|
On July 16, the CIRC announced reforms to allow Chinese insurers to invest in hybrid and convertible bonds, private equity, infrastructure-related debt and real estate. The CIRC also raised the ceiling on insurers' investment in unsecured bonds (bonds backed only by the creditworthiness of the issuer and not by any pledged assets) to 50 per cent of total assets from the 20 per cent previously allowed.
The average duration of Chinese life insurers' liabilities is difficult to determine but analysts say tenors of life policies can range from five up to 20 years. In contrast, the asset portfolio held by insurers is typically short dated, with investments in new assets often held for tenors of less than five years.
According to Joyce Huang, director of financial institutions at Fitch Ratings in Hong Kong, the increased flexibility will give insurers the ability to invest in bonds with a wider range of tenors, reducing the risk of asset-liability mismatches.
"It is a positive step; however it will not solve the problem of the mismatch between assets and liabilities as there is not enough long-term debt in the Chinese market, or a deep derivative market for insurers to use.

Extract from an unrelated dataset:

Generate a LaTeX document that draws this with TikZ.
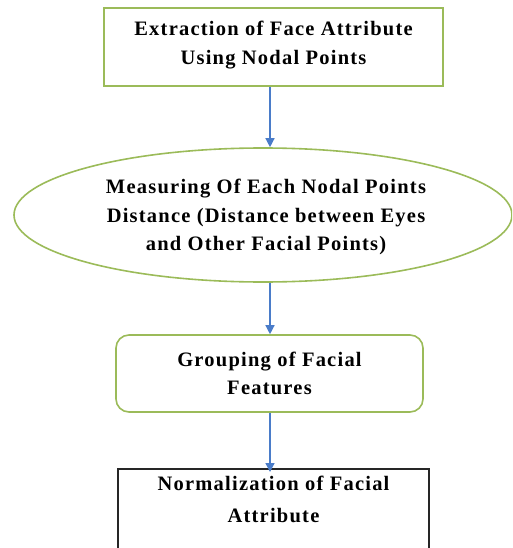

Chinese regulators including the People's Bank of China, China Securities Regulatory Commission and China Banking Regulatory Commission will need to encourage more issuance of longer-dated assets and the development of derivative markets to address this, in addition to allowing the use of more derivative instruments to hedge this risk", says Leslie Mao, director of investment services at Towers Watson in Shanghai.
"In general, regulators would prefer products that are simple and understandable. We have not seen derivatives being widely used in the insurance market in China. The market will dictate the development of these products and whether someone is willing to take the risk to buy such a product and someone is able to supply the product", Shu-Yen Liu, PwC actuarial practice leader for Asia in Beijing says.
In addition, the regulator has also permitted the outsourcing of insurers' investments to other asset and fund management companies. Previously, Chinese insurance companies were only allowed to invest through nine asset management companies, set up by insurance companies to manage their own and other insurers' funds.
To qualify to take over management of insurers' assets, asset managers must have at least 10 billion yuan (US$1.57 billion) in outstanding assets under management, under the new rules.
This move should also provide insurers with an incentive to improve their risk management practices in light of the greater complexity of the assets they are now allowed to own, says Huang.